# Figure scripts
◇ ◇ ◇ ◇ ◇ ◇ ◇

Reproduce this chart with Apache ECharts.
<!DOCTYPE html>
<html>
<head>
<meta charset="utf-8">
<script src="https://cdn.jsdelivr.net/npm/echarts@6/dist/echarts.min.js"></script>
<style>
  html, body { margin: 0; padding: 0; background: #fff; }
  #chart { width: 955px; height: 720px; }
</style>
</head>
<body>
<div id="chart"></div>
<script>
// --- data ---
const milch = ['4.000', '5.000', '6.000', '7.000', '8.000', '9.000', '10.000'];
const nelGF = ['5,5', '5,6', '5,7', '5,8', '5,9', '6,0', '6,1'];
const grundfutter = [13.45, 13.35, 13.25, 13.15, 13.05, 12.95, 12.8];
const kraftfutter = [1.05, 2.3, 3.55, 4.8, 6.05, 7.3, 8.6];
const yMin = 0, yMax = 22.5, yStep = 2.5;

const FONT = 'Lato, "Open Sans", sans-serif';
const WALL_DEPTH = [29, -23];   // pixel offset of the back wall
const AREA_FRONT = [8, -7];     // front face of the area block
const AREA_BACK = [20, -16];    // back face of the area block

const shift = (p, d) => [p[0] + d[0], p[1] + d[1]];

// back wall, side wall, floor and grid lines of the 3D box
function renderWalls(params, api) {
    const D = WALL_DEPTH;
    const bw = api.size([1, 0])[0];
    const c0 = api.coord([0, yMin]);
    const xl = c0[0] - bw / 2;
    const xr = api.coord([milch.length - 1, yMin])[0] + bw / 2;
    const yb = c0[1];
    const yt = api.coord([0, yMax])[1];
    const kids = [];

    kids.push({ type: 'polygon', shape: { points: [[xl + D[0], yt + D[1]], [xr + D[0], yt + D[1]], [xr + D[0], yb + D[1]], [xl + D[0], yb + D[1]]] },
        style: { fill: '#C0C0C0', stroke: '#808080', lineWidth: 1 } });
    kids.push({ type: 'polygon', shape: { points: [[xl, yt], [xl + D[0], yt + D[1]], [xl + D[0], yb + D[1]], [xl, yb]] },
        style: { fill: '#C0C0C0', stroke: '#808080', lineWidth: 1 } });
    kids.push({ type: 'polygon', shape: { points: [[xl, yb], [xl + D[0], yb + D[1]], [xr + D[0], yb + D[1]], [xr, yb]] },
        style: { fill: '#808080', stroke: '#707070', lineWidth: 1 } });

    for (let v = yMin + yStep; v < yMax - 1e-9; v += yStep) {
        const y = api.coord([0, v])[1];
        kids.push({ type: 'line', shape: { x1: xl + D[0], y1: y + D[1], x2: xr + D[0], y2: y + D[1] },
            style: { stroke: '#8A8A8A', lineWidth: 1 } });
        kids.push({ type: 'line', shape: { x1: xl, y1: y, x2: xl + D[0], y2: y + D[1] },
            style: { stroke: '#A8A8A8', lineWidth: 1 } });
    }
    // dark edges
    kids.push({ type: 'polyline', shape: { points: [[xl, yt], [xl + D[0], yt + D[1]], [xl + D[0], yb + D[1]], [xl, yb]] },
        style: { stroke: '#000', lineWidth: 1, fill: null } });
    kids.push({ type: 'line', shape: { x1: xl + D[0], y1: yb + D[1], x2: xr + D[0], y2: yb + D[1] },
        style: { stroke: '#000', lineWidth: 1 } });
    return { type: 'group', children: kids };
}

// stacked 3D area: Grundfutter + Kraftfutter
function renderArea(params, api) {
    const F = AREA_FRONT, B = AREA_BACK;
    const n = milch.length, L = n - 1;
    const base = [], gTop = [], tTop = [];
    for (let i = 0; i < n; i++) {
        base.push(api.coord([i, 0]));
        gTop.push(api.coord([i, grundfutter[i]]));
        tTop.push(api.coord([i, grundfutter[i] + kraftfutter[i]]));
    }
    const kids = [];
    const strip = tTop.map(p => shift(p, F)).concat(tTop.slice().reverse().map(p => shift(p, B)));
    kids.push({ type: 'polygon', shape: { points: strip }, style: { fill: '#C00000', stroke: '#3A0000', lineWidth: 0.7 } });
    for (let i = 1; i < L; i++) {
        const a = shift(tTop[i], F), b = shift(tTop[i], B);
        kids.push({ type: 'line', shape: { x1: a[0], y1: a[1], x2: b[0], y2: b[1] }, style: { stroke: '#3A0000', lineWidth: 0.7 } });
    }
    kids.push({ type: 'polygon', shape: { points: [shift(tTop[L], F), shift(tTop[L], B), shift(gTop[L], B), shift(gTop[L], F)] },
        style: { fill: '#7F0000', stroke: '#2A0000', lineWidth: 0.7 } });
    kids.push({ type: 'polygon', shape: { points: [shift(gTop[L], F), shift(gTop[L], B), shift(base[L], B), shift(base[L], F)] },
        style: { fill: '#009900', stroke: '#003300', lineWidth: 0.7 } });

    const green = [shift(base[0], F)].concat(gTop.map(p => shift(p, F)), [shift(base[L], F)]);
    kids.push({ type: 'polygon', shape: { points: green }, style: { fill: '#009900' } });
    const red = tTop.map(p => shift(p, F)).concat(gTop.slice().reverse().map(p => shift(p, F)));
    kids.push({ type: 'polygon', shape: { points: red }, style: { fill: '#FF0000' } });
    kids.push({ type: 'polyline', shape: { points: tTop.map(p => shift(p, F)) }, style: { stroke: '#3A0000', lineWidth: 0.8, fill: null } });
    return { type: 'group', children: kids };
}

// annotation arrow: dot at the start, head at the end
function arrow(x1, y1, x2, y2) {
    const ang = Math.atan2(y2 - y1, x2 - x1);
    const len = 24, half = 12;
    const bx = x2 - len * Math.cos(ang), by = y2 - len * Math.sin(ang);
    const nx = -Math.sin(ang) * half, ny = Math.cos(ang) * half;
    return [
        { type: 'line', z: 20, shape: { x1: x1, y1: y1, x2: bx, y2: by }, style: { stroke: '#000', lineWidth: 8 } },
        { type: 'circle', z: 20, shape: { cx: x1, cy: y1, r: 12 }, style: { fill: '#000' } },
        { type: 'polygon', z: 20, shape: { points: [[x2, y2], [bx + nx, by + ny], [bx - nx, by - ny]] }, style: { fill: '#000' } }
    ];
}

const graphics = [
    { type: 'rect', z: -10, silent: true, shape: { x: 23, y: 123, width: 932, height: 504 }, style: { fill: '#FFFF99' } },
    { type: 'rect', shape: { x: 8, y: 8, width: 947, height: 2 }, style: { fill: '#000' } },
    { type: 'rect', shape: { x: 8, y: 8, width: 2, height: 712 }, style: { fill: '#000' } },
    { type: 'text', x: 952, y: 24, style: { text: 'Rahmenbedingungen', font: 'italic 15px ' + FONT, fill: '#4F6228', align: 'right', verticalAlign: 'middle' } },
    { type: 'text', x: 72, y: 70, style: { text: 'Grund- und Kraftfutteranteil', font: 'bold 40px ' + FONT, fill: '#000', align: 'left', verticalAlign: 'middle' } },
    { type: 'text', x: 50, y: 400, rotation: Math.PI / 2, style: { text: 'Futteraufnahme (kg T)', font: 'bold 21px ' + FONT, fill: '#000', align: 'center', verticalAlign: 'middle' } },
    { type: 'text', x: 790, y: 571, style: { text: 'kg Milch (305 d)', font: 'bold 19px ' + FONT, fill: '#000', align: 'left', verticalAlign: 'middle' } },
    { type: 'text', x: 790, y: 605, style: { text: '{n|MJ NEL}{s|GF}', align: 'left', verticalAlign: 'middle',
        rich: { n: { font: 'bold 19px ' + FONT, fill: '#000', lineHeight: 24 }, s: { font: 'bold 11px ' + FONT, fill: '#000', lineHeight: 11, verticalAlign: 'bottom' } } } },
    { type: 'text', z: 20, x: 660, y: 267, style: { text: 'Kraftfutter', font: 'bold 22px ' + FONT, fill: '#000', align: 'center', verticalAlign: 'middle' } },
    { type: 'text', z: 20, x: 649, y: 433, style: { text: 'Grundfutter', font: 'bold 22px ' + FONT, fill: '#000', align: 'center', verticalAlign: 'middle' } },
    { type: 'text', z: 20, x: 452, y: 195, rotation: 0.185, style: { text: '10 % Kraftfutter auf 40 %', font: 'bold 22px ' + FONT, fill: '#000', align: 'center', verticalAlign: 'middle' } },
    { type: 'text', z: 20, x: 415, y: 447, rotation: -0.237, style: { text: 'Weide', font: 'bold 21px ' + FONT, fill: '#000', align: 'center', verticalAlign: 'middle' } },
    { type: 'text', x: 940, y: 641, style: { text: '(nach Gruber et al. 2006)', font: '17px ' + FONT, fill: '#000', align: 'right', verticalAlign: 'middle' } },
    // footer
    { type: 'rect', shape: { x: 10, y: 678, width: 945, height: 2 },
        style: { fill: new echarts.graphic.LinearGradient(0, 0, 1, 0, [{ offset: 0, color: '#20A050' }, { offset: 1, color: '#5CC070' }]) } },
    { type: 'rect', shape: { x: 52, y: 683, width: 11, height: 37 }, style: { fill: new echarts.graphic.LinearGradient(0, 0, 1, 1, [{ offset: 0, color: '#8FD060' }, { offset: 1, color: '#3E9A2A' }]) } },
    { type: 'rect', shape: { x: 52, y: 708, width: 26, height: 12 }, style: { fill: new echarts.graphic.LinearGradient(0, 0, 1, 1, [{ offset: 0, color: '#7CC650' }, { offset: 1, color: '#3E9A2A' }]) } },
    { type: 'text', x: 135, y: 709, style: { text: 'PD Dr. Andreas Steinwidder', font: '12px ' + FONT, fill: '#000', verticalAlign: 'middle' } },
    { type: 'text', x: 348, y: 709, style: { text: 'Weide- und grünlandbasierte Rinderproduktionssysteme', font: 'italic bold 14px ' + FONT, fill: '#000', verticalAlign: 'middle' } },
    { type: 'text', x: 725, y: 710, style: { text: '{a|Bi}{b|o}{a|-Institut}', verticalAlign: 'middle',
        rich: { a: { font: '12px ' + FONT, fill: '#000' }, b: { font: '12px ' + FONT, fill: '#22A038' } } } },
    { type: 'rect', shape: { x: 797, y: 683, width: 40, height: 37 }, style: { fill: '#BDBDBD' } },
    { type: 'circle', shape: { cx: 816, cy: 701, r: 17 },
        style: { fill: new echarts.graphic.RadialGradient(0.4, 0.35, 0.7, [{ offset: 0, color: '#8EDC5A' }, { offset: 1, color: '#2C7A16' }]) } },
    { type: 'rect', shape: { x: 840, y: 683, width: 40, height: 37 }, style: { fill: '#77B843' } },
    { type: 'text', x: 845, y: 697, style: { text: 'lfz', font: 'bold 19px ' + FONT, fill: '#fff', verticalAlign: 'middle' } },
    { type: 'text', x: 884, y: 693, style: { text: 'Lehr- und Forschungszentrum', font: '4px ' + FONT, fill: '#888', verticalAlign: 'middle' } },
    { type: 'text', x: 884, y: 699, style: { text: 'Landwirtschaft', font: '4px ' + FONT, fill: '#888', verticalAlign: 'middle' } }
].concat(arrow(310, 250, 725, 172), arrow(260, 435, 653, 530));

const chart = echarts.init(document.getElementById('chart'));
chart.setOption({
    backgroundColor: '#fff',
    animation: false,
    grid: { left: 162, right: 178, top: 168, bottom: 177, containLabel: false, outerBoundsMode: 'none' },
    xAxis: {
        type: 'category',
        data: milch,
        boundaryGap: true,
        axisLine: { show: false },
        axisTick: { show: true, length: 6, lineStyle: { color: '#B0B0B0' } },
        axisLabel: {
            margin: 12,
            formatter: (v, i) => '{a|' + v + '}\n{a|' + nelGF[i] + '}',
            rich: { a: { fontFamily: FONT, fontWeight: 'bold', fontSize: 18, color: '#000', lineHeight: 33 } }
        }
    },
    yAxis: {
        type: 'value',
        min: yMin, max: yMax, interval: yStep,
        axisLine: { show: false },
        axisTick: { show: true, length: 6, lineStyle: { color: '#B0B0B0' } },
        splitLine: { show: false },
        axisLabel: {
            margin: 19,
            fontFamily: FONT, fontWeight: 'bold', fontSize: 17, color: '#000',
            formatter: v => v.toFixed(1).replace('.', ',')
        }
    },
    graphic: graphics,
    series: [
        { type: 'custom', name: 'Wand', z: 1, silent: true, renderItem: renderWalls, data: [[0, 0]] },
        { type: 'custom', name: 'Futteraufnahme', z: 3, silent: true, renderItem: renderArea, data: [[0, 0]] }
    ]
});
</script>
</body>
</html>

◇ ◇ ◇ ◇ ◇ ◇ ◇

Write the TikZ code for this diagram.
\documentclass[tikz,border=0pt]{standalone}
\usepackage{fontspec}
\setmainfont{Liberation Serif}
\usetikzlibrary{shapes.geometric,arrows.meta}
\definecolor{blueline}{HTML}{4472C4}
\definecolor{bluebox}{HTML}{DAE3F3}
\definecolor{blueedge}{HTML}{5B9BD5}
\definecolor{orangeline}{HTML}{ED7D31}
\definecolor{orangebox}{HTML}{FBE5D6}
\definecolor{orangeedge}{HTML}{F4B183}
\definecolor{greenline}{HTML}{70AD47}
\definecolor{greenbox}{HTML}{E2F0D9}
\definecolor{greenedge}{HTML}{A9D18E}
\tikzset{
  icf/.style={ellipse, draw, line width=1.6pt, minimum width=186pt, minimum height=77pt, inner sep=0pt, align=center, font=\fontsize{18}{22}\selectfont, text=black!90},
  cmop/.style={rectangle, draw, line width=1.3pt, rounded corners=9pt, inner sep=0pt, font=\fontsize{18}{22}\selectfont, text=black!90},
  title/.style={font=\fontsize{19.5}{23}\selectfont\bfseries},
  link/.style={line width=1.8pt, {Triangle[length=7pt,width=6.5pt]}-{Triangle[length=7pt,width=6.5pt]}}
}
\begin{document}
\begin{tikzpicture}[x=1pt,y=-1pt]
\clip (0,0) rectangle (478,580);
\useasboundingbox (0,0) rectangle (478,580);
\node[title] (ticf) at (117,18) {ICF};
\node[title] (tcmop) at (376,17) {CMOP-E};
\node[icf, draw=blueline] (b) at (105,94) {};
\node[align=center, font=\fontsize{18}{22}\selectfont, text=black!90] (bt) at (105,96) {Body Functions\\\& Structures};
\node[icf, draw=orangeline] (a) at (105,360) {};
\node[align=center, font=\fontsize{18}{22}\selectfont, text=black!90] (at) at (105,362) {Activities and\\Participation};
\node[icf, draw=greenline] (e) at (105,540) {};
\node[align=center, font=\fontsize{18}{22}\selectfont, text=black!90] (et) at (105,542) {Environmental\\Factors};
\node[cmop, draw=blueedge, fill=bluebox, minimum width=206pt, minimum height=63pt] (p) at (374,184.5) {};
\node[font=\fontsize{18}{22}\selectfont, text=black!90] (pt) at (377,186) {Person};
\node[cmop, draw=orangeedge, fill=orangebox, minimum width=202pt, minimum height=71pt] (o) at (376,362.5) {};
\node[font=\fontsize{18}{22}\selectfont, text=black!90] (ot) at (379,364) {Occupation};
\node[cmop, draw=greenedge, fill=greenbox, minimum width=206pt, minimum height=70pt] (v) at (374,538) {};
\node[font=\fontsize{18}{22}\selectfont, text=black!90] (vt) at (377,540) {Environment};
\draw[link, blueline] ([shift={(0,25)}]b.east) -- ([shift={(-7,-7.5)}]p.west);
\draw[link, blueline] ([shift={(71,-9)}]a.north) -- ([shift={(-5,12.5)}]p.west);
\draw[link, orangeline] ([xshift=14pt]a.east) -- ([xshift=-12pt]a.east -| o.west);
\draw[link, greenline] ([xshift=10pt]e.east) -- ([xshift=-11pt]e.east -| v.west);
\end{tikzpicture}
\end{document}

◇ ◇ ◇ ◇ ◇ ◇ ◇

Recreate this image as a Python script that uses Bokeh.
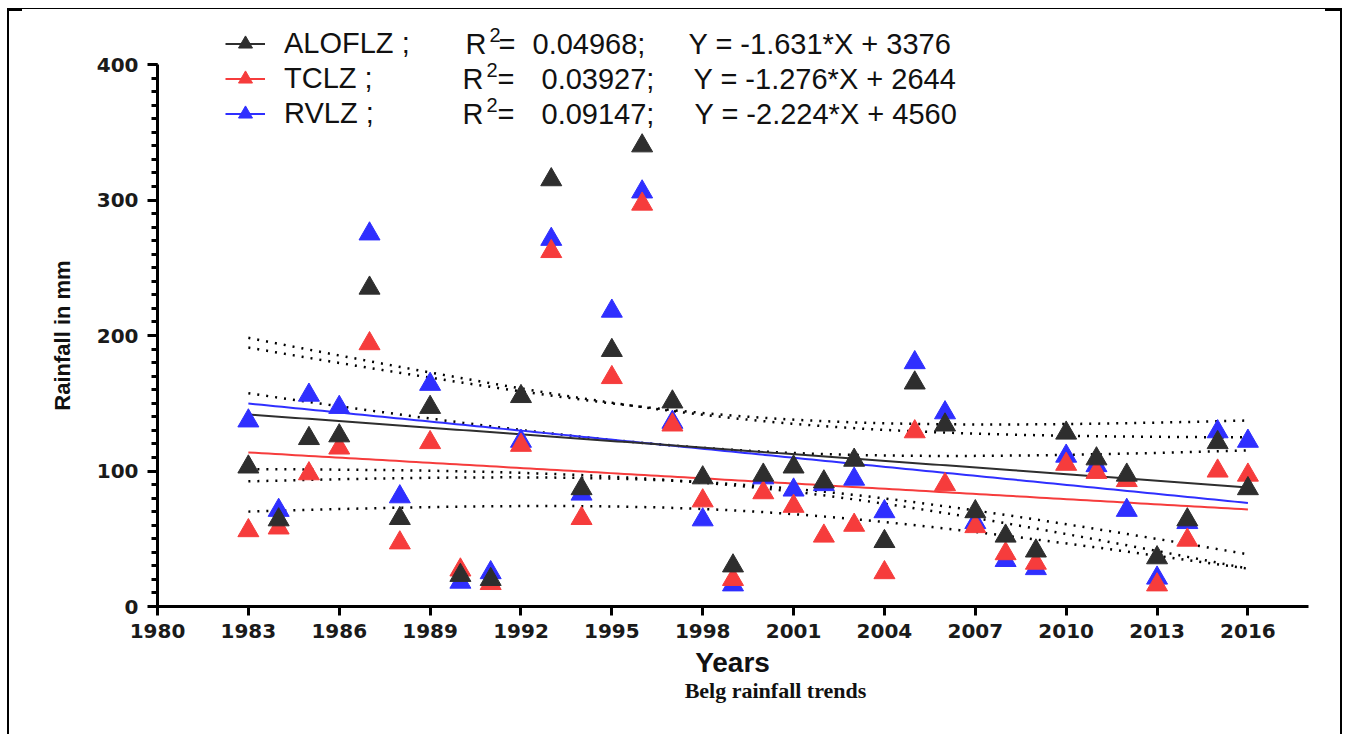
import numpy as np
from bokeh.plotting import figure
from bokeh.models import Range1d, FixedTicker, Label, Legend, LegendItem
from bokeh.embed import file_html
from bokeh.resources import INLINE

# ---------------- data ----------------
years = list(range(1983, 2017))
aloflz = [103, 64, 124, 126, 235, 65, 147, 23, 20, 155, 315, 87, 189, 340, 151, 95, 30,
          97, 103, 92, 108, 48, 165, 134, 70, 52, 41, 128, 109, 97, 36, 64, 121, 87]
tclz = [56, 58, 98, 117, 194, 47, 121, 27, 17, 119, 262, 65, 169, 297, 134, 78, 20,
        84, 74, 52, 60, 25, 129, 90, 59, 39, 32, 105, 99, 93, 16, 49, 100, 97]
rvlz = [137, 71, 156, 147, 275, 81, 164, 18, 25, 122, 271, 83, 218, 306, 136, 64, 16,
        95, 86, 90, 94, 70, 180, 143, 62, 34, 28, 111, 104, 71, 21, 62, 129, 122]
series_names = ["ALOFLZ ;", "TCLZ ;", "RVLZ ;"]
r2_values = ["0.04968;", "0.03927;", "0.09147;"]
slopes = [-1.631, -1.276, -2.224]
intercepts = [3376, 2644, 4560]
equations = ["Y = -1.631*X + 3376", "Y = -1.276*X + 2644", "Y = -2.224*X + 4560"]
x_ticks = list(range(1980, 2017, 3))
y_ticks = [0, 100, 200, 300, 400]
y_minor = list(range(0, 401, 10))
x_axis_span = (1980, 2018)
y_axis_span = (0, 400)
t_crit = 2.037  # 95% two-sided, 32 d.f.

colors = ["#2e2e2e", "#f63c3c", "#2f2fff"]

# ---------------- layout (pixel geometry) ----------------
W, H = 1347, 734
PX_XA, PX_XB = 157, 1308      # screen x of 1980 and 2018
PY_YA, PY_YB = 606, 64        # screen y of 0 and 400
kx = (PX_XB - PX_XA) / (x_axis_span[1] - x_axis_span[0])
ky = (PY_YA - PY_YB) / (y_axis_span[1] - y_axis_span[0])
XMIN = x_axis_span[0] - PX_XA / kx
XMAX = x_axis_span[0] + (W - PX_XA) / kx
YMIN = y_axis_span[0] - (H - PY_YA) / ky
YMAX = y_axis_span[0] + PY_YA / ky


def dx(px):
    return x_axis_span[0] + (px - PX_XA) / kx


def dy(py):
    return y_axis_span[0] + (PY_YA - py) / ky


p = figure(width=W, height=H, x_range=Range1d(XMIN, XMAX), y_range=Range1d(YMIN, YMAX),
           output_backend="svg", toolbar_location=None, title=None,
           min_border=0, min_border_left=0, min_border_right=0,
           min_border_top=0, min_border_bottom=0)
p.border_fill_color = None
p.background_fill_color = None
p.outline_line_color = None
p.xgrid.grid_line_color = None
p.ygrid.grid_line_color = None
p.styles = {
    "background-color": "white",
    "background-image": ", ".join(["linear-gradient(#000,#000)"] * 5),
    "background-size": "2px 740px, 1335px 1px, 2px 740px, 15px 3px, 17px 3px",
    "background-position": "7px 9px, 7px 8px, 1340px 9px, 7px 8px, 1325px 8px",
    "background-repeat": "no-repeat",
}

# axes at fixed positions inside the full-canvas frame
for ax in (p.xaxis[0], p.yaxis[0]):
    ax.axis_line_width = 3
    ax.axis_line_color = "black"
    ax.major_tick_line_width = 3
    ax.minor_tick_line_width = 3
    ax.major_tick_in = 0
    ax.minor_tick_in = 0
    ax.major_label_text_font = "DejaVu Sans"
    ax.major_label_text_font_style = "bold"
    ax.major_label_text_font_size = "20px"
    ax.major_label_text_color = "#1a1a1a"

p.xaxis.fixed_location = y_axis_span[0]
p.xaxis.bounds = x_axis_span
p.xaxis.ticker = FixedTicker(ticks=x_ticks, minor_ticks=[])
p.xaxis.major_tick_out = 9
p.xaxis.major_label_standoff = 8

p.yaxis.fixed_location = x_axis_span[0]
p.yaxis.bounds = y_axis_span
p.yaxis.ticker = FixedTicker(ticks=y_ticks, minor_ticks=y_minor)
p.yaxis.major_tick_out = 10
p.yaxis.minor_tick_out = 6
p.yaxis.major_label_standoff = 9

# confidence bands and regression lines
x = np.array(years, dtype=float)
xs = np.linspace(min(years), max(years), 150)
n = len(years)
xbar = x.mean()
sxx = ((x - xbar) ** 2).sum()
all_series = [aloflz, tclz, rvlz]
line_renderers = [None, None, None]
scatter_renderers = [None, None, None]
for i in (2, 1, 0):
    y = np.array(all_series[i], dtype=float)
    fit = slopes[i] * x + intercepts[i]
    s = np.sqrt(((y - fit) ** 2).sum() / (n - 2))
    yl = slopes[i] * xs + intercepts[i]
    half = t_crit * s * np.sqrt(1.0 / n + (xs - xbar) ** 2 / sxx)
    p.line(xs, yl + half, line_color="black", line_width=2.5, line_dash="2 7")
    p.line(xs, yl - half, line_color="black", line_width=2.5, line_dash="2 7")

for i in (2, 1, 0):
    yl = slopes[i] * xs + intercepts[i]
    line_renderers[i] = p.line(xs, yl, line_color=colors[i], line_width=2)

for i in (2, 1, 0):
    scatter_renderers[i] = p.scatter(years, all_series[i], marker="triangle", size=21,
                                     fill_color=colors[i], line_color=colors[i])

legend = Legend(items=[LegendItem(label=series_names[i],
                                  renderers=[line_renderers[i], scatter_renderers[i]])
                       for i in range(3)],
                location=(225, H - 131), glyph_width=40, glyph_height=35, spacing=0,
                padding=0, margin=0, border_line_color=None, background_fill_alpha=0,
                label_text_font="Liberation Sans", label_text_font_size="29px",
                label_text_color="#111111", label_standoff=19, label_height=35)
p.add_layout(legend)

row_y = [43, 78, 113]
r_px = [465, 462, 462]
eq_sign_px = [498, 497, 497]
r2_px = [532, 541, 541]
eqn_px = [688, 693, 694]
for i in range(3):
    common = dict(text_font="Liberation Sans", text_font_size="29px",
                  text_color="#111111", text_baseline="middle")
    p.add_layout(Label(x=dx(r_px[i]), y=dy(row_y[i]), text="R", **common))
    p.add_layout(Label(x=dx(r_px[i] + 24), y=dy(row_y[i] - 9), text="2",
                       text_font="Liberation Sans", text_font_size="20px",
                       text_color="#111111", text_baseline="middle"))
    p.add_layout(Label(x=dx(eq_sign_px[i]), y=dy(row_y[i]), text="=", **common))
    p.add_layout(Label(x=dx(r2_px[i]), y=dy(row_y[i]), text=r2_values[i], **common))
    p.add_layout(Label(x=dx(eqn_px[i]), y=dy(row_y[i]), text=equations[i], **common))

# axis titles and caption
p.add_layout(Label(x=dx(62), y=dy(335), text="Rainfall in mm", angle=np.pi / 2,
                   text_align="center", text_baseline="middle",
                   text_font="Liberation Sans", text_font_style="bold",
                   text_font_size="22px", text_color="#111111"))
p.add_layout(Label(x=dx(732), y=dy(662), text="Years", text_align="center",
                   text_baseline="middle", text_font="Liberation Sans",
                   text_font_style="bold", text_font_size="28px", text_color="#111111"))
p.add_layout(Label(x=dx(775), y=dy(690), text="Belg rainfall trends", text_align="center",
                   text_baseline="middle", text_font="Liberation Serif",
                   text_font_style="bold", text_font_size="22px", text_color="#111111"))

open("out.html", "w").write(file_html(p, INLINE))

◇ ◇ ◇ ◇ ◇ ◇ ◇

# GIVEN EXERCISE
Pull every line containing "image" from the data.

# SOLUTION BELOW
Recreate this image as a Python script that uses Bokeh.
    "background-image": ", ".join(["linear-gradient(#000,#000)"] * 5),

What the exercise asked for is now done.